Il provvedimento di sequestro da parte del gip di Taranto di beni fino a 8,1 miliardi delle società della famiglia Riva non motiva in che modo quelle somme siano «profitto dei reati associativi e ambientali» di cui sono accusate le persone a capo della società «controllante», la Riva Fire, e non spiega perché debbano essere considerati «profitto del reato» e come tali aggredibili con una misura cautelare. Lo scrive la Sesta sezione penale della Cassazione, nelle motivazioni della sentenza con cui il 20 dicembre ha ordinato la restituzione dei beni accogliendo il ricorso dei legali della holding del gruppo lombardo.

La Cassazione ha ritenuto di censurare il provvedimento con cui il gip Patrizia Todisco aveva esteso alle società il sequestro originariamente posto a carico di Ilva e Riva Fire, tra l’altro in assenza di una richiesta in tal senso da parte della procura. Il provvedimento era stato disposto dal gip su richiesta della procura di Taranto, il 24 maggio, e confermato dal Riesame il 15 giugno. Riguardava i beni e le disponibilità finanziarie della Riva Fire (Finanziaria industriale Riva Emilio), che controlla il 61,62% delle azioni dell’Ilva Spa, sulla base della quantificazione elaborata dai custodi giudiziari degli impianti dell’area a caldo del siderurgico tarantino, per una cifra equivalente alle somme che nel corso degli anni l’Ilva avrebbe risparmiato non adeguando gli impianti.

Nell’ordinanza il gip «non spiega – a giudizio dei giudici della sesta sezione penale della Cassazione, sentenza n. 2259 – le ragioni dell’estensione del sequestro rispetto a soggetti e a beni non ricompresi nel provvedimento cautelare» originariamente emesso, «omettendo peraltro di specificare i motivi per i quali tali beni – facenti capo a società giuridicamente autonome rispetto a quelle coinvolte nell’indagine – siano stati considerati profitti dei reati associativi e ambientali oggetti delle imputazioni formulate a carico di persone fisiche nelle posizioni apicali delle società controllate».

Lo scorso 10 settembre infatti, il gip Todisco estese il sequestro anche alla Riva Acciaio, Riva Energia e a tutte le società controllate dall’Ilva Spa: la stretta riguardò nove società controllate in via diretta e indiretta in forma dominante da Ilva spa, tre società controllate in via diretta in forma dominante da Riva Forni Elettrici spa, una società controllata mediante influenza dominante da Riva Fire spa.

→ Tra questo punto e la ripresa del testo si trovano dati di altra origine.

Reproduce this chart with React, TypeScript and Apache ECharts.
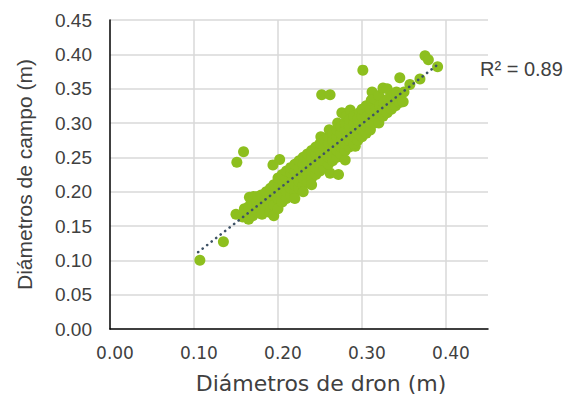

Il maggior numero dei sequestri avvenne tra Milano (le società hanno quasi tutte sede nel capoluogo lombardo) e Taranto.

La Cassazione nelle sue motivazioni ha sottolineato che nel provvedimento, viziato da «abnormità», non è possibile desumere «alcun tipo di relazione tra le risorse patrimoniali delle società controllate e la destinazione impressa al profitto illecito» che sarebbe stato ottenuto dalle società indagate e controllanti Riva Fire e Ilva spa. Per questo aveva ordinato «il dissequestro e la restituzione delle cose sequestrate agli aventi diritto».